Nimesh believes JP Morgan’s decision to include Indian Government bonds in its JPM GBI Index is a huge development that will positively impact our debt, currency and equity markets materially. 26 Bn USD of passive flows will come into Indian G-Secs in 2024 with the potential of another 20+ Bn USD as other leading indices get influenced to follow suit. Increased demand will bring down yields and support the rupee as well – a welcome move considering bleak prospects of export driven forex inflows. Lower yields and a stable rupee will positively impact cost of capital for companies, thus impacting equity markets positively.

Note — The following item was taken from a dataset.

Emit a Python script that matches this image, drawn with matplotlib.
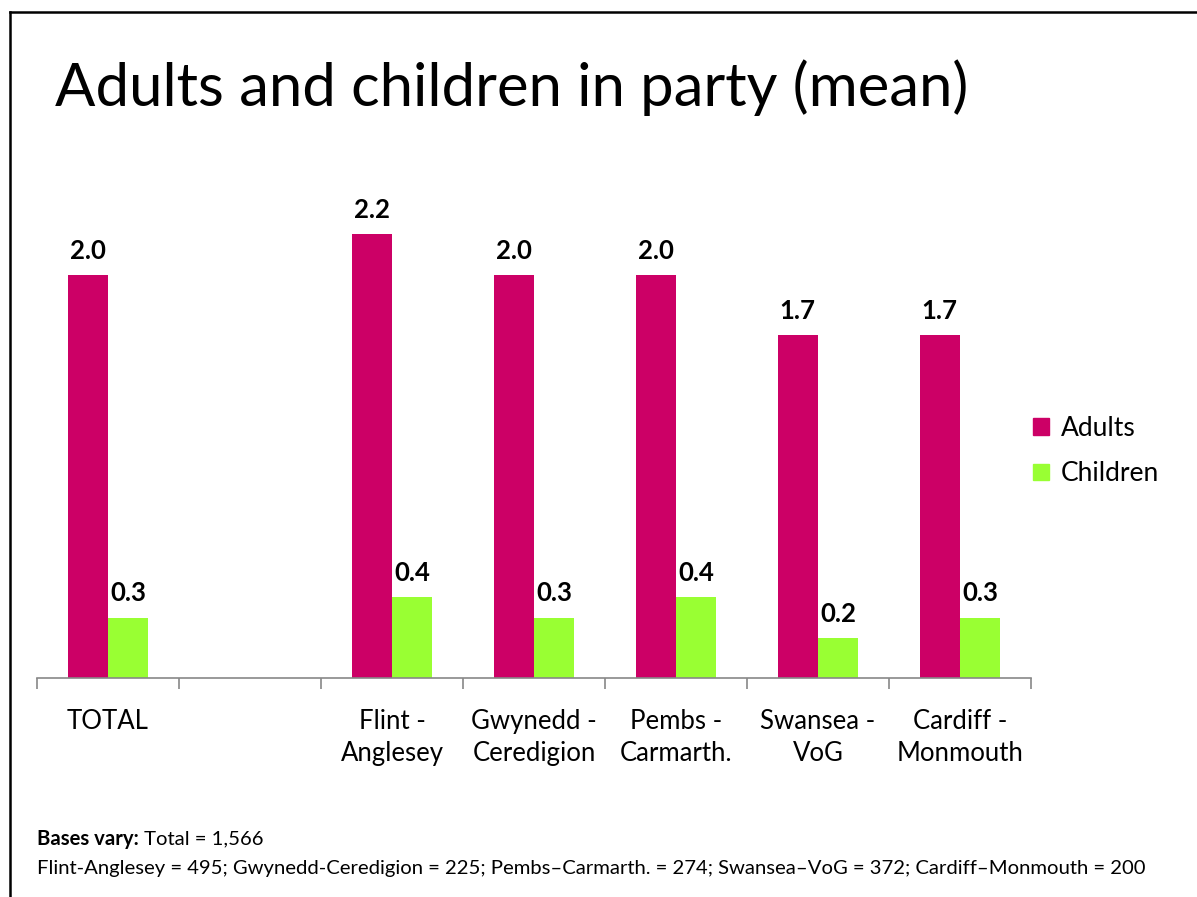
import numpy as np
import matplotlib
matplotlib.use("Agg")
import matplotlib.pyplot as plt
from matplotlib.lines import Line2D
from matplotlib.patches import Patch

categories = ["TOTAL", "", "Flint -\nAnglesey", "Gwynedd -\nCeredigion",
              "Pembs -\nCarmarth.", "Swansea -\nVoG", "Cardiff -\nMonmouth"]
adults = [2.0, np.nan, 2.2, 2.0, 2.0, 1.7, 1.7]
children = [0.3, np.nan, 0.4, 0.3, 0.4, 0.2, 0.3]
series_names = ["Adults", "Children"]
title = "Adults and children in party (mean)"
note_bold = "Bases vary:"
note_rest = " Total = 1,566"
note_line2 = "Flint-Anglesey = 495; Gwynedd-Ceredigion = 225; Pembs\u2013Carmarth. = 274; Swansea\u2013VoG = 372; Cardiff\u2013Monmouth = 200"

ADULT_C = "#CC0066"
CHILD_C = "#99FF33"
FONT = ["Lato", "DejaVu Sans"]
plt.rcParams["font.family"] = FONT

W, H = 1197, 897
fig = plt.figure(figsize=(W / 100, H / 100), dpi=100)

def px(x0, y0, x1, y1):
    return [x0 / W, 1 - y1 / H, (x1 - x0) / W, (y1 - y0) / H]

ax = fig.add_axes(px(37, 174, 1031, 678))
x = np.arange(len(categories))
bw = 0.285
b1 = ax.bar(x - bw / 2, adults, bw, color=ADULT_C, label=series_names[0])
b2 = ax.bar(x + bw / 2, children, bw, color=CHILD_C, label=series_names[1])
for bars, vals in ((b1, adults), (b2, children)):
    for r, v in zip(bars, vals):
        if np.isnan(v):
            continue
        ax.text(r.get_x() + r.get_width() / 2, v + 0.06, f"{v:.1f}",
                ha="center", va="bottom", fontsize=18.5, fontweight="bold")

ax.set_xlim(-0.5, len(categories) - 0.5)
ax.set_ylim(0, 2.5)
ax.set_yticks([])
for s in ("top", "right", "left"):
    ax.spines[s].set_visible(False)
ax.spines["bottom"].set_color("#888888")
ax.spines["bottom"].set_linewidth(1.2)
ax.set_xticks(x)
ax.set_xticklabels(categories, fontsize=18.5, linespacing=1.35)
ax.tick_params(axis="x", which="major", length=0, pad=22)
ax.set_xticks(np.arange(len(categories) + 1) - 0.5, minor=True)
ax.tick_params(axis="x", which="minor", length=8, color="#888888", width=1.2)

leg = fig.legend(handles=[Patch(color=ADULT_C, label=series_names[0]),
                          Patch(color=CHILD_C, label=series_names[1])],
                 loc="center left", bbox_to_anchor=(1033 / W, 1 - 451 / H),
                 frameon=False, fontsize=19, handlelength=0.6, handleheight=0.6,
                 handletextpad=0.45, labelspacing=0.78, borderpad=0,
                 borderaxespad=0)

fig.text(55 / W, 1 - 88 / H, title, fontsize=43, va="center", ha="left")

NF = 14.6
t1 = fig.text(37 / W, 1 - 839 / H, note_bold, fontsize=NF, fontweight="bold",
              va="center", ha="left")
fig.canvas.draw()
bb = t1.get_window_extent(fig.canvas.get_renderer())
fig.text(bb.x1 / W, 1 - 839 / H, note_rest, fontsize=NF, va="center", ha="left")
fig.text(37 / W, 1 - 868 / H, note_line2, fontsize=NF, va="center", ha="left")

fig.add_artist(Line2D([10 / W, 10 / W], [0, 1 - 12 / H], color="black", lw=1.8,
                      transform=fig.transFigure))
fig.add_artist(Line2D([10 / W, 1], [1 - 12 / H, 1 - 12 / H], color="black", lw=1.8,
                      transform=fig.transFigure))

fig.savefig("out.png", dpi=100)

The MF’s flexicap fund is in the process of investing its NFO collections – of of Aug end, less than 20% was invested. Early investments have been made in e-commerce platforms, high quality MNC capital goods companies and high quality names in consumer discretionary and staples. Nimesh says portfolio construction is still work-in-progress and might take another month to complete. The portfolio will be true to positioning – it will be genuinely flexicap, will invest in megatrend harnessing businesses and will have considerable active share.
Rather than looking at PE or PEG for valuation, Nimesh believes in determining intrinsic value of each business – which takes into account intangible factors including brand, longevity, moats etc to determine the price he is willing to pay for a stock.
He expects the portfolio to be overweight capital goods/manufacturing and consumer discretionary and underweight IT services, commodities and PSUs.
One set of stocks he feels may have topped out is businesses that have received large working-capital-intensive Government orders which need to be executed over time, but where the benefits have already been priced in.